═══ Given information
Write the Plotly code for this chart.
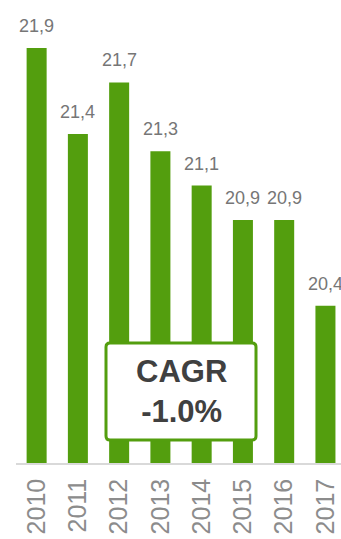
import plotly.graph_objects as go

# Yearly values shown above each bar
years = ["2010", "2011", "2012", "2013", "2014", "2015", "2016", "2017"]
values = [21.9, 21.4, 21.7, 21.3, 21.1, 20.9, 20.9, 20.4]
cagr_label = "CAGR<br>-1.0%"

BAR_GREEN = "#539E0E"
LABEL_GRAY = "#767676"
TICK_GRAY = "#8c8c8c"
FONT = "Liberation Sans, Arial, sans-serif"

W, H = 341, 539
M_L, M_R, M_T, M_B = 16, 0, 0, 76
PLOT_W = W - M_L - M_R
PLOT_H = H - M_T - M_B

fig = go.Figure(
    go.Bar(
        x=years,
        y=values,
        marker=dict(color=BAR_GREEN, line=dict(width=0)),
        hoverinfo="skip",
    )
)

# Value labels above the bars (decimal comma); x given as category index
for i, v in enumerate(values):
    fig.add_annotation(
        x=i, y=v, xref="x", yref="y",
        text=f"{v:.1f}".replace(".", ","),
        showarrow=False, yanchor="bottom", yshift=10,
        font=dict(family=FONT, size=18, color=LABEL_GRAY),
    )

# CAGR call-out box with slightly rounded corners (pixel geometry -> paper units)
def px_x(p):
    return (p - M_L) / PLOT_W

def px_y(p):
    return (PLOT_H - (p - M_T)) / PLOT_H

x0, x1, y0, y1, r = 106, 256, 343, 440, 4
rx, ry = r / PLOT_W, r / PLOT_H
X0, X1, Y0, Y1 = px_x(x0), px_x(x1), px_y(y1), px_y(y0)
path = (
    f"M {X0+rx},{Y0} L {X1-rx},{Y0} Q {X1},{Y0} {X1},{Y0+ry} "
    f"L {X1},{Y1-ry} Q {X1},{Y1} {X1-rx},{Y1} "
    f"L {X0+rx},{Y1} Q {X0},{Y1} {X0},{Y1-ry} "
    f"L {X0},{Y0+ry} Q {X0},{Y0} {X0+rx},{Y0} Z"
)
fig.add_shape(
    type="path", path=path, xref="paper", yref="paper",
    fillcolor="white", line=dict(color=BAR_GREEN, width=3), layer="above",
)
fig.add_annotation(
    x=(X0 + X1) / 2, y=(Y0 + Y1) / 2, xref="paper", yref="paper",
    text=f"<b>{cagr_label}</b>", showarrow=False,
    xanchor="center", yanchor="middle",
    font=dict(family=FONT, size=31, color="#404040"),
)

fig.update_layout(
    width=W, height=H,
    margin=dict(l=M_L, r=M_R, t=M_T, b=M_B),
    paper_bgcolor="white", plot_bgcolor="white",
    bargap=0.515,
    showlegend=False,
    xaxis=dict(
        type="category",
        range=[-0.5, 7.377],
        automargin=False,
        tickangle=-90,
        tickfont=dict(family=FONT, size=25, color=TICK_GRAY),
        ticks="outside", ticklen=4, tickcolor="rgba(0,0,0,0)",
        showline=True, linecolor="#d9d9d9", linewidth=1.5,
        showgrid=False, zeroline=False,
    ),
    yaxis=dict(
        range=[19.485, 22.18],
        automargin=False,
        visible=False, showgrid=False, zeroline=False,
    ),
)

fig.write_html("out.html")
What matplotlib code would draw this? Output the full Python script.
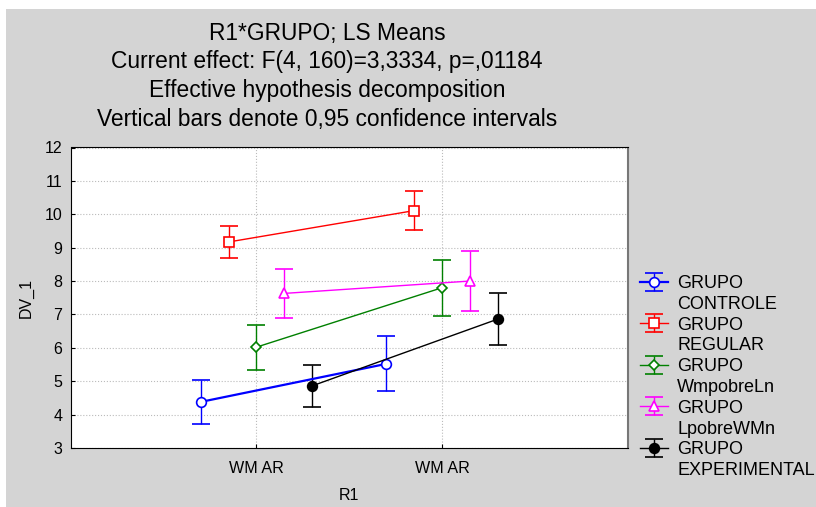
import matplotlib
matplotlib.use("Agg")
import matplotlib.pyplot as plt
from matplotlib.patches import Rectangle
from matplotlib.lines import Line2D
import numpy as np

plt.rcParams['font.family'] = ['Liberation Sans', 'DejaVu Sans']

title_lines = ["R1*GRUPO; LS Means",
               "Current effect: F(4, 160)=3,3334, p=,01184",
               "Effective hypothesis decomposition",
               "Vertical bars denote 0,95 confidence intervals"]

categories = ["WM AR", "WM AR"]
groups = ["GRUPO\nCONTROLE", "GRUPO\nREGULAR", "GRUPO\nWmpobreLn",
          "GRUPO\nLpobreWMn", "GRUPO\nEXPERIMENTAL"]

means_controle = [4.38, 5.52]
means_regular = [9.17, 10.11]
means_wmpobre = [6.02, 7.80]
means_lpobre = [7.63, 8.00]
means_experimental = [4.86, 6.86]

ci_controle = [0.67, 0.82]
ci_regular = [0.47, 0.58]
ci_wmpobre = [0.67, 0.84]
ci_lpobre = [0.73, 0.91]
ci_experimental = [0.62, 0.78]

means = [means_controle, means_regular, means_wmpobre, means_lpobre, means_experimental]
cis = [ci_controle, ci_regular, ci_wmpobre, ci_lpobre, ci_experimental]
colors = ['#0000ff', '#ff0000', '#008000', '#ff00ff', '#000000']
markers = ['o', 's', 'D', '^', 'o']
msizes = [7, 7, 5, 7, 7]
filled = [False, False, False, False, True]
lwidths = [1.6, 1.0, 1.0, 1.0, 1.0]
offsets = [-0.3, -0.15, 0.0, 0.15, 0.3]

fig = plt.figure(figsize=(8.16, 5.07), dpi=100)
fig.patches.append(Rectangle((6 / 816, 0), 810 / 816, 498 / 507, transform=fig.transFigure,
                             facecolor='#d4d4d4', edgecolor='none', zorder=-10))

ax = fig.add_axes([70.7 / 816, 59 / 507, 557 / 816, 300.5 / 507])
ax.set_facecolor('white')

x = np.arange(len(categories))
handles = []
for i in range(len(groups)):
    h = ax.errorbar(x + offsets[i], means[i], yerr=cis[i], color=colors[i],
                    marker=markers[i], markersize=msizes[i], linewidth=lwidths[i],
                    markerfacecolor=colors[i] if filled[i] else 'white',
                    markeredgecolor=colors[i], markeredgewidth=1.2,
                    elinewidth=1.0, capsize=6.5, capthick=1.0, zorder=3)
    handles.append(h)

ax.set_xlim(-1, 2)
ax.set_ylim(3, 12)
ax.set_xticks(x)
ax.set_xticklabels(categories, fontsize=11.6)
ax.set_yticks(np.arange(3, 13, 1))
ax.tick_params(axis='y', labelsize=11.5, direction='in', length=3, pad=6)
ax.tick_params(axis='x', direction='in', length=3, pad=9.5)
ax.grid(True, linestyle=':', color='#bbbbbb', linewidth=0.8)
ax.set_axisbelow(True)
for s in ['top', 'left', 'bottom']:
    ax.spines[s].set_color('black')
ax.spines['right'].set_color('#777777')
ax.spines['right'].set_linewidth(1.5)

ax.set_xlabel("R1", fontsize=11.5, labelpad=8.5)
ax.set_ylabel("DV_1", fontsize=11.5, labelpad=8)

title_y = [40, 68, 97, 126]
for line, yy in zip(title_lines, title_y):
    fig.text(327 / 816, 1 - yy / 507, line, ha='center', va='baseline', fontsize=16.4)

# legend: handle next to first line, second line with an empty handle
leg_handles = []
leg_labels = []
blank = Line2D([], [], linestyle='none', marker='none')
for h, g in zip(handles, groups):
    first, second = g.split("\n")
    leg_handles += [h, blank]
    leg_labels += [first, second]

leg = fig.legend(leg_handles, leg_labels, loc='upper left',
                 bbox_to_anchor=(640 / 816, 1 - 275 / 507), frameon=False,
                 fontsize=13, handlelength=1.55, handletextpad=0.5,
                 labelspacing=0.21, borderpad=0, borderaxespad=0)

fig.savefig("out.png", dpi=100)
══════
> [Task objective]
Copy all the records above exactly, but leave out the pictures.

> [Complete output]
Write the Plotly code for this chart.
import plotly.graph_objects as go

# Yearly values shown above each bar
years = ["2010", "2011", "2012", "2013", "2014", "2015", "2016", "2017"]
values = [21.9, 21.4, 21.7, 21.3, 21.1, 20.9, 20.9, 20.4]
cagr_label = "CAGR<br>-1.0%"

BAR_GREEN = "#539E0E"
LABEL_GRAY = "#767676"
TICK_GRAY = "#8c8c8c"
FONT = "Liberation Sans, Arial, sans-serif"

W, H = 341, 539
M_L, M_R, M_T, M_B = 16, 0, 0, 76
PLOT_W = W - M_L - M_R
PLOT_H = H - M_T - M_B

fig = go.Figure(
    go.Bar(
        x=years,
        y=values,
        marker=dict(color=BAR_GREEN, line=dict(width=0)),
        hoverinfo="skip",
    )
)

# Value labels above the bars (decimal comma); x given as category index
for i, v in enumerate(values):
    fig.add_annotation(
        x=i, y=v, xref="x", yref="y",
        text=f"{v:.1f}".replace(".", ","),
        showarrow=False, yanchor="bottom", yshift=10,
        font=dict(family=FONT, size=18, color=LABEL_GRAY),
    )

# CAGR call-out box with slightly rounded corners (pixel geometry -> paper units)
def px_x(p):
    return (p - M_L) / PLOT_W

def px_y(p):
    return (PLOT_H - (p - M_T)) / PLOT_H

x0, x1, y0, y1, r = 106, 256, 343, 440, 4
rx, ry = r / PLOT_W, r / PLOT_H
X0, X1, Y0, Y1 = px_x(x0), px_x(x1), px_y(y1), px_y(y0)
path = (
    f"M {X0+rx},{Y0} L {X1-rx},{Y0} Q {X1},{Y0} {X1},{Y0+ry} "
    f"L {X1},{Y1-ry} Q {X1},{Y1} {X1-rx},{Y1} "
    f"L {X0+rx},{Y1} Q {X0},{Y1} {X0},{Y1-ry} "
    f"L {X0},{Y0+ry} Q {X0},{Y0} {X0+rx},{Y0} Z"
)
fig.add_shape(
    type="path", path=path, xref="paper", yref="paper",
    fillcolor="white", line=dict(color=BAR_GREEN, width=3), layer="above",
)
fig.add_annotation(
    x=(X0 + X1) / 2, y=(Y0 + Y1) / 2, xref="paper", yref="paper",
    text=f"<b>{cagr_label}</b>", showarrow=False,
    xanchor="center", yanchor="middle",
    font=dict(family=FONT, size=31, color="#404040"),
)

fig.update_layout(
    width=W, height=H,
    margin=dict(l=M_L, r=M_R, t=M_T, b=M_B),
    paper_bgcolor="white", plot_bgcolor="white",
    bargap=0.515,
    showlegend=False,
    xaxis=dict(
        type="category",
        range=[-0.5, 7.377],
        automargin=False,
        tickangle=-90,
        tickfont=dict(family=FONT, size=25, color=TICK_GRAY),
        ticks="outside", ticklen=4, tickcolor="rgba(0,0,0,0)",
        showline=True, linecolor="#d9d9d9", linewidth=1.5,
        showgrid=False, zeroline=False,
    ),
    yaxis=dict(
        range=[19.485, 22.18],
        automargin=False,
        visible=False, showgrid=False, zeroline=False,
    ),
)

fig.write_html("out.html")
What matplotlib code would draw this? Output the full Python script.
import matplotlib
matplotlib.use("Agg")
import matplotlib.pyplot as plt
from matplotlib.patches import Rectangle
from matplotlib.lines import Line2D
import numpy as np

plt.rcParams['font.family'] = ['Liberation Sans', 'DejaVu Sans']

title_lines = ["R1*GRUPO; LS Means",
               "Current effect: F(4, 160)=3,3334, p=,01184",
               "Effective hypothesis decomposition",
               "Vertical bars denote 0,95 confidence intervals"]

categories = ["WM AR", "WM AR"]
groups = ["GRUPO\nCONTROLE", "GRUPO\nREGULAR", "GRUPO\nWmpobreLn",
          "GRUPO\nLpobreWMn", "GRUPO\nEXPERIMENTAL"]

means_controle = [4.38, 5.52]
means_regular = [9.17, 10.11]
means_wmpobre = [6.02, 7.80]
means_lpobre = [7.63, 8.00]
means_experimental = [4.86, 6.86]

ci_controle = [0.67, 0.82]
ci_regular = [0.47, 0.58]
ci_wmpobre = [0.67, 0.84]
ci_lpobre = [0.73, 0.91]
ci_experimental = [0.62, 0.78]

means = [means_controle, means_regular, means_wmpobre, means_lpobre, means_experimental]
cis = [ci_controle, ci_regular, ci_wmpobre, ci_lpobre, ci_experimental]
colors = ['#0000ff', '#ff0000', '#008000', '#ff00ff', '#000000']
markers = ['o', 's', 'D', '^', 'o']
msizes = [7, 7, 5, 7, 7]
filled = [False, False, False, False, True]
lwidths = [1.6, 1.0, 1.0, 1.0, 1.0]
offsets = [-0.3, -0.15, 0.0, 0.15, 0.3]

fig = plt.figure(figsize=(8.16, 5.07), dpi=100)
fig.patches.append(Rectangle((6 / 816, 0), 810 / 816, 498 / 507, transform=fig.transFigure,
                             facecolor='#d4d4d4', edgecolor='none', zorder=-10))

ax = fig.add_axes([70.7 / 816, 59 / 507, 557 / 816, 300.5 / 507])
ax.set_facecolor('white')

x = np.arange(len(categories))
handles = []
for i in range(len(groups)):
    h = ax.errorbar(x + offsets[i], means[i], yerr=cis[i], color=colors[i],
                    marker=markers[i], markersize=msizes[i], linewidth=lwidths[i],
                    markerfacecolor=colors[i] if filled[i] else 'white',
                    markeredgecolor=colors[i], markeredgewidth=1.2,
                    elinewidth=1.0, capsize=6.5, capthick=1.0, zorder=3)
    handles.append(h)

ax.set_xlim(-1, 2)
ax.set_ylim(3, 12)
ax.set_xticks(x)
ax.set_xticklabels(categories, fontsize=11.6)
ax.set_yticks(np.arange(3, 13, 1))
ax.tick_params(axis='y', labelsize=11.5, direction='in', length=3, pad=6)
ax.tick_params(axis='x', direction='in', length=3, pad=9.5)
ax.grid(True, linestyle=':', color='#bbbbbb', linewidth=0.8)
ax.set_axisbelow(True)
for s in ['top', 'left', 'bottom']:
    ax.spines[s].set_color('black')
ax.spines['right'].set_color('#777777')
ax.spines['right'].set_linewidth(1.5)

ax.set_xlabel("R1", fontsize=11.5, labelpad=8.5)
ax.set_ylabel("DV_1", fontsize=11.5, labelpad=8)

title_y = [40, 68, 97, 126]
for line, yy in zip(title_lines, title_y):
    fig.text(327 / 816, 1 - yy / 507, line, ha='center', va='baseline', fontsize=16.4)

# legend: handle next to first line, second line with an empty handle
leg_handles = []
leg_labels = []
blank = Line2D([], [], linestyle='none', marker='none')
for h, g in zip(handles, groups):
    first, second = g.split("\n")
    leg_handles += [h, blank]
    leg_labels += [first, second]

leg = fig.legend(leg_handles, leg_labels, loc='upper left',
                 bbox_to_anchor=(640 / 816, 1 - 275 / 507), frameon=False,
                 fontsize=13, handlelength=1.55, handletextpad=0.5,
                 labelspacing=0.21, borderpad=0, borderaxespad=0)

fig.savefig("out.png", dpi=100)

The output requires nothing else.